Saturday, January 01, 2005

Happie New Year 2005

Happy New Year 2005

Finally it's my year,the year that I become Operationally Ready. You may be wondering wat I am doing at home at this time on 31st December. I am not in Zouk, Sentosa, Orchard Road or Esplanade. No fireworks, just alone in front of this small monitor, in a 5-Rm HDB flat. Counting Down? I seemed to have grown out of it, dun think I see the point of standing with a big crowd, counting down the last 20 seconds before the start of a brand new year. Such precious moments should be spent with your dear ones, or at least alone reflecting on the previous year and make some resolutions for the coming year.

2004 had had its ups and downs, I lost my dearest aunt back in January. It had been a long time since I had shed my tears. Her departure was so sudden. The feeling was immense like a piece of flesh cut out from your body and the pain was indeed excruciating. Her image remains forever etched in my mind.

The offer of a teaching scholarship came in March and I accepted it. Partly due to interest to teach and influence people's lives and to lighten the financial burden for my Mum who got retrenched earlier in March. Close friends who knoe me well were concerned with my decision, the desire to teach was never strong in me but they never knew it became stronger when i see my tuition kid do well. This decision may probably affect my entire life and deep down inside in the bottom of my heart, i pray that i wont regret this.

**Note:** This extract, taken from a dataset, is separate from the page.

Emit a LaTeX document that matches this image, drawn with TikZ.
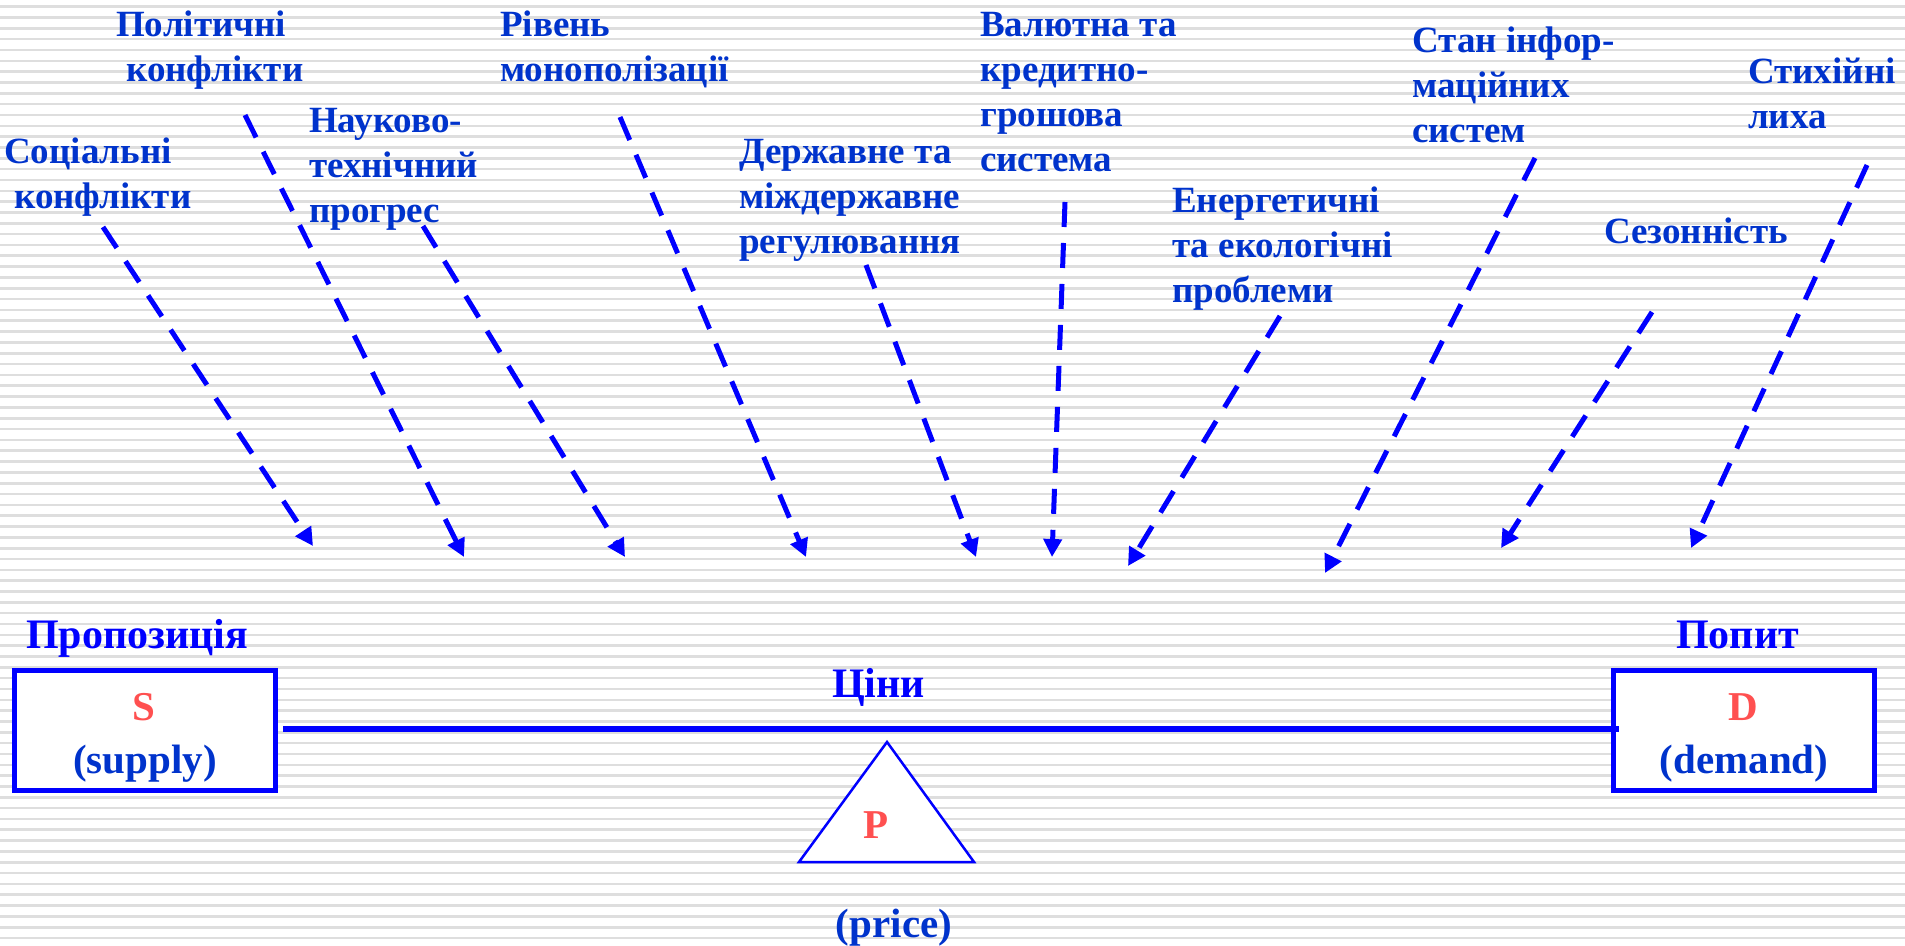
\documentclass[tikz,border=0pt]{standalone}
\usepackage{fontspec}
\setmainfont{Liberation Serif}
\usetikzlibrary{arrows.meta}
\definecolor{txtblue}{RGB}{0,51,204}
\definecolor{brblue}{RGB}{0,0,255}
\definecolor{sred}{RGB}{255,80,80}
\definecolor{stripegray}{RGB}{222,222,222}
\tikzset{
  lbl/.style={inner sep=0pt, anchor=base west, align=left, text=txtblue,
    font=\fontsize{37}{45}\selectfont\bfseries},
  hdr/.style={inner sep=0pt, anchor=base west, text=brblue,
    font=\fontsize{42}{50}\selectfont\bfseries},
  boxtxt/.style={inner sep=0pt, anchor=base, text=txtblue,
    font=\fontsize{41}{50}\selectfont\bfseries},
  redtxt/.style={inner sep=0pt, anchor=base, text=sred,
    font=\fontsize{41}{50}\selectfont\bfseries},
  marketbox/.style={draw=brblue, line width=5pt, fill=white,
    minimum width=261pt, minimum height=120pt, inner sep=0pt},
  dasharrow/.style={draw=brblue, line width=5pt, dash pattern=on 25pt off 16pt,
    -{Triangle[length=18pt,width=18pt]}},
  mainline/.style={draw=brblue, line width=6pt},
  tri/.style={draw=brblue, line width=2.5pt, fill=white, line join=miter},
  stripe/.style={draw=stripegray, line width=2.6pt}
}
\begin{document}
\begin{tikzpicture}[x=1pt,y=-1pt]
\useasboundingbox (0,0) rectangle (1905,945);
\fill[white] (0,0) rectangle (1905,945);
\foreach \i in {0,...,87} {
  \draw[stripe] (0,{6.7+\i*10.83}) -- (1905,{6.7+\i*10.83});
}
% labels (anchored at the baseline of the last line)
\node[lbl] (pol) at (116,81) {Політичні\\\hspace*{10pt}конфлікти};
\node[lbl] (soc) at (4,208) {Соціальні\\\hspace*{10pt}конфлікти};
\node[lbl] (nauk) at (309,222) {Науково-\\технічний\\прогрес};
\node[lbl] (riv) at (500,81) {Рівень\\монополізації};
\node[lbl] (derzh) at (739,253) {Державне та\\міждержавне\\регулювання};
\node[lbl] (val) at (980,171) {Валютна та\\кредитно-\\грошова\\система};
\node[lbl] (energ) at (1172,302) {Енергетичні\\та екологічні\\проблеми};
\node[lbl] (stan) at (1412,142) {Стан інфор-\\маційних\\систем};
\node[lbl] (styh) at (1748,128) {Стихійні\\лиха};
\node[lbl] (sez) at (1604,243) {Сезонність};
% arrow coordinates
\coordinate (a1s) at (103,227);  \coordinate (a1e) at (313,546);
\coordinate (a2s) at (245,115);  \coordinate (a2e) at (464,557);
\coordinate (a3s) at (423,226);  \coordinate (a3e) at (625,557);
\coordinate (a4s) at (620,117);  \coordinate (a4e) at (806,557);
\coordinate (a5s) at (866,265);  \coordinate (a5e) at (976,557);
\coordinate (a6s) at (1065,202); \coordinate (a6e) at (1052,557);
\coordinate (a7s) at (1280,316); \coordinate (a7e) at (1128,566);
\coordinate (a8s) at (1535,158); \coordinate (a8e) at (1325,573);
\coordinate (a9s) at (1652,312); \coordinate (a9e) at (1501,548);
\coordinate (a10s) at (1867,165); \coordinate (a10e) at (1691,548);
\foreach \k in {1,...,10} { \draw[dasharrow] (a\k s) -- (a\k e); }
% market
\node[hdr] (prop) at (26,648) {Пропозиція};
\node[hdr] (popyt) at (1676,648) {Попит};
\node[marketbox] (sbox) at (145,730.5) {};
\node[marketbox] (dbox) at (1744,730.5) {};
\draw[mainline] ([xshift=5pt,yshift=1.5pt]sbox.east) -- ([xshift=8pt,yshift=1.5pt]dbox.west);
\node[hdr] (tsiny) at (832,697) {Ціни};
\node[redtxt] (s) at (144,720) {S};
\node[boxtxt] (supply) at (145,773) {(supply)};
\node[redtxt] (d) at (1743,720) {D};
\node[boxtxt] (demand) at (1744,773) {(demand)};
\coordinate (tapex) at (887,742);
\coordinate (tleft) at (799,862);
\coordinate (tright) at (974,862);
\draw[tri] (tapex) -- (tleft) -- (tright) -- cycle;
\node[redtxt] (p) at (876,838) {P};
\node[boxtxt] (price) at (894,937) {(price)};
\end{tikzpicture}
\end{document}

I've finally stepped down as the company clerk in September after one year of service.It was an enriching experience, working with demanding superiors, unreasonable and incompetent people and orientating the new guys. Guess nothing wears me out as much as the constant need of putting on different masks when facing different people. Yes, I am a hypocrite and I don't deny it. Aren't You?

The one person I have let down most this year is probably her. It is a queer relationship that we are having now. There are things which seemed to be unsettled and I being a bastard (Vijay calls me this) am not doing much either. Don't think on the wrong tracks, it's not some drama serial that the guy got some girl pregnant or watsoever. I have to admit that I am selfish and that I need a lot of breathing space for myself. It aint easy to be the special someone in my life. The problem is with me, really.

I remembered noe of my new year resolutions for 2004 was to pass my driving but sadly i failed to accomplish that. Oh ya, my driving test is coming and stay tuned for the latest updates. 2005 got to be an exciting year ahead and I will be going back to my studying days. I am sure i need some oiling for my rusty brains. On a lighter note, here are some of my humble new year resolutions:

1) Pass my driving test!
2) Learn some photoshop, dreamweaver, HTML, flash and the list goes on
3) Enjoy my remaining mths in camp, 2 mths to be exact, with close dudes in camp
4) Get a relief teaching post at my alma mater or any other schools available
5) Be less hypocritcal?
6) A better person?


Quotes of the day:
1) "People around you are suffering because of the tsunami and you are talking about what you want for 21st birthday?"
2) "Mother Nature is punishing mankind for all the damage we had done to her, it's something called retribution"

1 comment:

Anonymous said...

i dunno wad to comment.. i juz promised to comment on every entry d= oops.. i wanted to do an entry like wad u did oso.. a recap of 2004, but i wasnt at home! haha.. 回顾过去,展望未来! all e best for e new year my dear fren!